Whether a tax has a self-finance ratio above or below 100 percent is therefore not a deciding factor. Only if the state is considered to be a monopoly, with no interest in the welfare of its citizens, should the self-finance ratio actually reach a level of about 100 percent. Even with self-finance ratios slightly below one, the welfare economic costs are high, and should be considered a red flag.

The self-finance ratio is determined by three factors: 1) the magnitude of the tax rate, 2) the width of the tax base (for the top tax, the size of the tax-free allowance), and 3) the sensitivity of the tax base, expressed from a technical standpoint by its elasticity. The higher the tax rate, the greater the tax-free allowance, and the higher the elasticity, the greater the self-finance ratio will be.

By far, the majority of public revenue comes from taxes with self-finance ratios easily under 100 percent. More than 90 percent of the tax revenue comes from relatively flat taxes: income taxes (aside from top tax), VAT, corporate taxes, and pension fund taxes. But there are some taxes and fees where one or more of those three factors have such a great influence that the self-finance ratio rises above 100 percent. There is good reason to focus on these. According to the government's own evaluations the vehicle registration tax, as well as the taxes on petrol, diesel, alcohol, and tobacco, all have self-finance ratios around 100 percent.

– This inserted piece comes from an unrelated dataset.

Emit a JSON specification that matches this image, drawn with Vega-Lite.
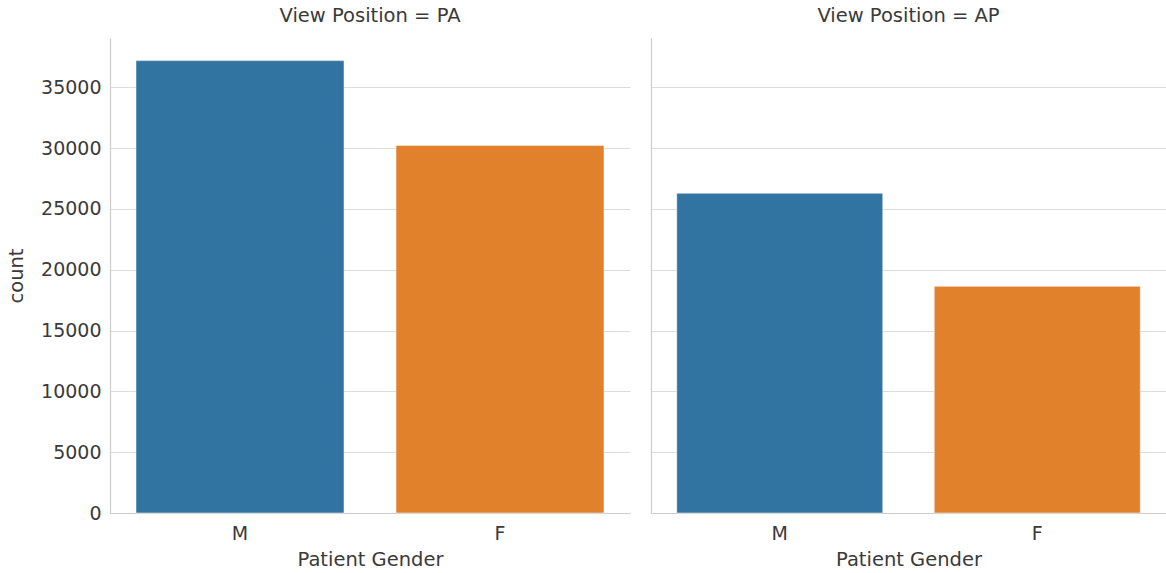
{
  "$schema": "https://vega.github.io/schema/vega-lite/v6.json",
  "padding": {"left": 6, "top": 5, "right": 0, "bottom": 0},
  "background": "white",
  "config": {
    "view": {"stroke": null},
    "font": "DejaVu Sans",
    "concat": {"spacing": 21},
    "axis": {
      "domainColor": "#cccccc",
      "domainWidth": 1.2,
      "gridColor": "#dcdcdc",
      "gridWidth": 1.2,
      "ticks": false,
      "labelColor": "#3a3a3a",
      "labelFontSize": 19,
      "titleColor": "#3a3a3a",
      "titleFontSize": 19.5,
      "titleFontWeight": "normal",
      "labelPadding": 9
    },
    "title": {"fontSize": 19.5, "fontWeight": "normal", "color": "#3a3a3a", "offset": 12}
  },
  "data": {"values": [
    {"view": "PA", "gender": "M", "count": 37200},
    {"view": "PA", "gender": "F", "count": 30230},
    {"view": "AP", "gender": "M", "count": 26290},
    {"view": "AP", "gender": "F", "count": 18640}
  ]},
  "hconcat": [
    {
      "title": "View Position = PA",
      "width": 520,
      "height": 475,
      "transform": [{"filter": "datum.view === 'PA'"}],
      "mark": {"type": "bar", "stroke": "white", "strokeWidth": 0.5},
      "encoding": {
        "x": {"field": "gender", "type": "nominal", "sort": ["M", "F"],
              "scale": {"paddingInner": 0.2, "paddingOuter": 0.1},
              "axis": {"title": "Patient Gender", "labelAngle": 0, "grid": false, "labelPadding": 11, "titlePadding": 7}},
        "y": {"field": "count", "type": "quantitative",
              "scale": {"domain": [0, 39060], "nice": false},
              "axis": {"title": "count", "values": [0, 5000, 10000, 15000, 20000, 25000, 30000, 35000], "format": "d", "grid": true, "titlePadding": 14}},
        "color": {"field": "gender", "type": "nominal",
                  "scale": {"domain": ["M", "F"], "range": ["#3274a1", "#e1812c"]}, "legend": null}
      }
    },
    {
      "title": "View Position = AP",
      "width": 515,
      "height": 475,
      "transform": [{"filter": "datum.view === 'AP'"}],
      "mark": {"type": "bar", "stroke": "white", "strokeWidth": 0.5},
      "encoding": {
        "x": {"field": "gender", "type": "nominal", "sort": ["M", "F"],
              "scale": {"paddingInner": 0.2, "paddingOuter": 0.1},
              "axis": {"title": "Patient Gender", "labelAngle": 0, "grid": false, "labelPadding": 11, "titlePadding": 7}},
        "y": {"field": "count", "type": "quantitative",
              "scale": {"domain": [0, 39060], "nice": false},
              "axis": {"title": null, "labels": false, "values": [0, 5000, 10000, 15000, 20000, 25000, 30000, 35000], "grid": true}},
        "color": {"field": "gender", "type": "nominal",
                  "scale": {"domain": ["M", "F"], "range": ["#3274a1", "#e1812c"]}, "legend": null}
      }
    }
  ]
}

The question is how high the top tax's self-finance ratio is.

Calculating the effective top tax rate and the mass of top tax payers' income under the lower limit is trivial. The central question is the degree of the tax base's elasticity. How much does the top tax base change when the rate is lowered?

From a welfare economic standpoint, whether there are any secondary effects on public spending is not a decisive factor. It is thus important to examine what the elasticity means for the self-finance ratio before spilling over into expenses. I will return to the question about the expenditure side.